_Material_
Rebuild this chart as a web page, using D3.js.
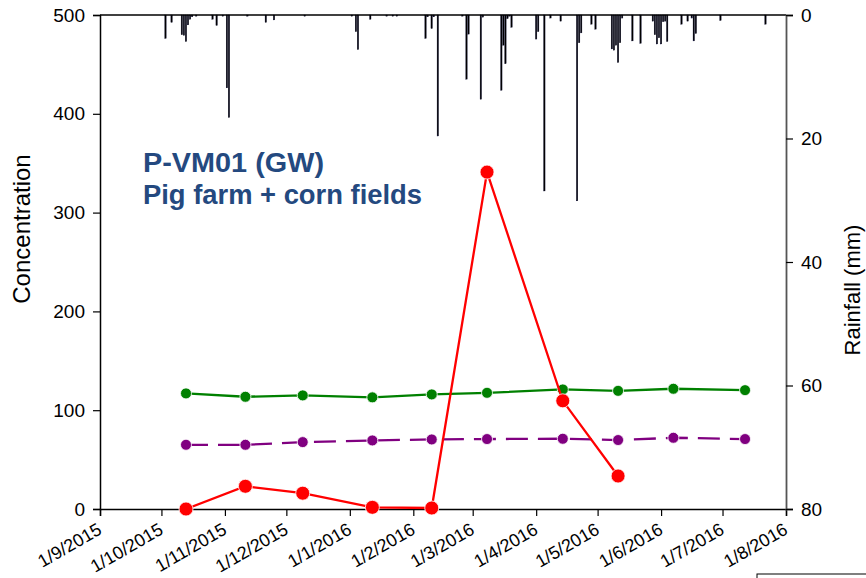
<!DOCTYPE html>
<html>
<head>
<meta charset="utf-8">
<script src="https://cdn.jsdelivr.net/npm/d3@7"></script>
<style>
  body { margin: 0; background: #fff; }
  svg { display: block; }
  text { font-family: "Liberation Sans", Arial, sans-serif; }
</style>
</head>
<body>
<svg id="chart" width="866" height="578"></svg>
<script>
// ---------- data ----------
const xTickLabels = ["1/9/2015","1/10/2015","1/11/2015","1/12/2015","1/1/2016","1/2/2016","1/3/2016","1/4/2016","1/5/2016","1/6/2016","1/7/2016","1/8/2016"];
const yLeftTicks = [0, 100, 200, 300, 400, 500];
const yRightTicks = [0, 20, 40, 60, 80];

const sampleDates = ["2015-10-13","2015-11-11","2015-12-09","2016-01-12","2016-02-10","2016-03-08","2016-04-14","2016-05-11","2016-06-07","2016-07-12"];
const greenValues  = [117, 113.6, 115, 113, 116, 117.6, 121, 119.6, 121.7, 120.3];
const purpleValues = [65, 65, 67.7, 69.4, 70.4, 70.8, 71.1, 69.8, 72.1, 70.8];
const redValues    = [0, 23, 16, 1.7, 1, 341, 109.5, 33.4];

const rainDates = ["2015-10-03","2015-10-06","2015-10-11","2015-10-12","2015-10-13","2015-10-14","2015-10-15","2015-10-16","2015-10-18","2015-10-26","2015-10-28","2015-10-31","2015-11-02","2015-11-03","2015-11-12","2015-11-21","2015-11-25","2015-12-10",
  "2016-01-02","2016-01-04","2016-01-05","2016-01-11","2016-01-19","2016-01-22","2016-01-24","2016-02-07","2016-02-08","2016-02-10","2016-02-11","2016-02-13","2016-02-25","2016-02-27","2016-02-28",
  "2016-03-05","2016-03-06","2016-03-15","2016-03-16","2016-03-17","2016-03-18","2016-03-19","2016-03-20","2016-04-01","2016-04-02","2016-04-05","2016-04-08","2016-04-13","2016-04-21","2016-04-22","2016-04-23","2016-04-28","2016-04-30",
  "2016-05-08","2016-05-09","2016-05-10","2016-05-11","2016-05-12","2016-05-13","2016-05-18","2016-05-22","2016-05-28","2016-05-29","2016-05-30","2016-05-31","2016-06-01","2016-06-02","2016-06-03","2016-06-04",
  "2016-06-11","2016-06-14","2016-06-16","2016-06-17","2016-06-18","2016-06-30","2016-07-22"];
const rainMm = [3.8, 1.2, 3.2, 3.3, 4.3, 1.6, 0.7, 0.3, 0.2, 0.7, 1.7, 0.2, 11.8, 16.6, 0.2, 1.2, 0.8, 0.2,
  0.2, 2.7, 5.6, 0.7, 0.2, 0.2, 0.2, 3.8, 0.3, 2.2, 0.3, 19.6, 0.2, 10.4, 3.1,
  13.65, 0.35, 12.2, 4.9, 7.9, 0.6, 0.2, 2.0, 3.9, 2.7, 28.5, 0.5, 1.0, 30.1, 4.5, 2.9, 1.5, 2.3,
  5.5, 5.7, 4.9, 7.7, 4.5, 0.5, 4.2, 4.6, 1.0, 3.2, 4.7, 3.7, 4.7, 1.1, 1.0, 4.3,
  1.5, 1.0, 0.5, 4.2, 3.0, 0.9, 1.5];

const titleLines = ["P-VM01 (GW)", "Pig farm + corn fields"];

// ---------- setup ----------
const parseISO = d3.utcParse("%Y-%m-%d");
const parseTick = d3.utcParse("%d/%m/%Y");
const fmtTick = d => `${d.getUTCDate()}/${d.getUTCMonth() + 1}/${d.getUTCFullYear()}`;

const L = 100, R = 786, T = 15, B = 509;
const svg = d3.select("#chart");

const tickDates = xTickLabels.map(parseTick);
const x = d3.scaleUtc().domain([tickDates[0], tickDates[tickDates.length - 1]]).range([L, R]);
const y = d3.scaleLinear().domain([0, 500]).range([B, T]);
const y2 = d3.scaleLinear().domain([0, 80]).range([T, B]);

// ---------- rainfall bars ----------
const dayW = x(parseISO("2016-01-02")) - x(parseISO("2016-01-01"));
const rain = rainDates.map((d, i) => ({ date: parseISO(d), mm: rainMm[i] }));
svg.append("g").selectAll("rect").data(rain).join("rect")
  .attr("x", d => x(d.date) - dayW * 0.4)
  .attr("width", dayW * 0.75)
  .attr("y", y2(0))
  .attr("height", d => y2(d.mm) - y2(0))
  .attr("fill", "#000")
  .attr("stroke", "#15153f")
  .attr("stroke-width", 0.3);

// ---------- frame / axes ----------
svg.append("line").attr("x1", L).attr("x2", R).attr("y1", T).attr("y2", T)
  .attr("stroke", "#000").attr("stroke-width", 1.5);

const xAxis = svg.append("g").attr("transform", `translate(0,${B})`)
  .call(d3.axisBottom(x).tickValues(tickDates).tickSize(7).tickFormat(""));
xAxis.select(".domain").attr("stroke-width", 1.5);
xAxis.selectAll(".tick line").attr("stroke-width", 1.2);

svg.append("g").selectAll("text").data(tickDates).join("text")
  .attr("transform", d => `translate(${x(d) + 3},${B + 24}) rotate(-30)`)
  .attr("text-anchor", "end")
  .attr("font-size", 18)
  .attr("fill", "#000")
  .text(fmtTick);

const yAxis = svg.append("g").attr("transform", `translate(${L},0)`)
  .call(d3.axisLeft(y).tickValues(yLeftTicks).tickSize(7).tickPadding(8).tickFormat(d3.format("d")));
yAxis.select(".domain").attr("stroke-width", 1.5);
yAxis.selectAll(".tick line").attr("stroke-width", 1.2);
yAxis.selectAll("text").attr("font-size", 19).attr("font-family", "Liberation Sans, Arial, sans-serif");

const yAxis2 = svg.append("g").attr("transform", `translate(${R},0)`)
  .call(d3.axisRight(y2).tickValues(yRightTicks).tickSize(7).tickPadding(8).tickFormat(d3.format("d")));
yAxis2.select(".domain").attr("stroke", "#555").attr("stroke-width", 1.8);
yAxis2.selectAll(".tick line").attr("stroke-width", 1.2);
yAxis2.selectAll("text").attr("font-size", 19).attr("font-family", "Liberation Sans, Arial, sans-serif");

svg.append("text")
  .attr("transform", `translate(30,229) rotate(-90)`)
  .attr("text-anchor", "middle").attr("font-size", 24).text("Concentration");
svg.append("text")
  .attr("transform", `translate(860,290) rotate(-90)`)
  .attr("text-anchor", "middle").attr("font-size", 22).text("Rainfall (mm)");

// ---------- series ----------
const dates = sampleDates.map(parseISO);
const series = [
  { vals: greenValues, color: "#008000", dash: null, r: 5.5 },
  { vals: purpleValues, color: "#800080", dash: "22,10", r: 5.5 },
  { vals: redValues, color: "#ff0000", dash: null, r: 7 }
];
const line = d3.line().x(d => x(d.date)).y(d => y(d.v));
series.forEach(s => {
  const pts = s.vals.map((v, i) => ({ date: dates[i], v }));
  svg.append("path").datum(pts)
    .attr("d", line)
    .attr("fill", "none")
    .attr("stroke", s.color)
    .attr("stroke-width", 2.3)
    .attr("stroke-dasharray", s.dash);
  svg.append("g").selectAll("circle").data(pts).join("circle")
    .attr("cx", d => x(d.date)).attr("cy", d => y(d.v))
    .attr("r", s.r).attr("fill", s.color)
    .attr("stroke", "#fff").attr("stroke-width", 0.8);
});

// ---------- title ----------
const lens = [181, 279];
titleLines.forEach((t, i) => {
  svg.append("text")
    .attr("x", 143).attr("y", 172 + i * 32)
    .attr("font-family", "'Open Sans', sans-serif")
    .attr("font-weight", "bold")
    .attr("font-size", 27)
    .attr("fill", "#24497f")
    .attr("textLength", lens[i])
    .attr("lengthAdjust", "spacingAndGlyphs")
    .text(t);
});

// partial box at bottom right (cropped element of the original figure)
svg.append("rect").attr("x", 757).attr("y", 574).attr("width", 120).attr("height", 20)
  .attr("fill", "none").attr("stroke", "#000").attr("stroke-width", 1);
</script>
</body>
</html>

_Instructions for the task_
Lines containing the word "chart" must all be returned from the material above.

_Response_
Rebuild this chart as a web page, using D3.js.
<svg id="chart" width="866" height="578"></svg>
const svg = d3.select("#chart");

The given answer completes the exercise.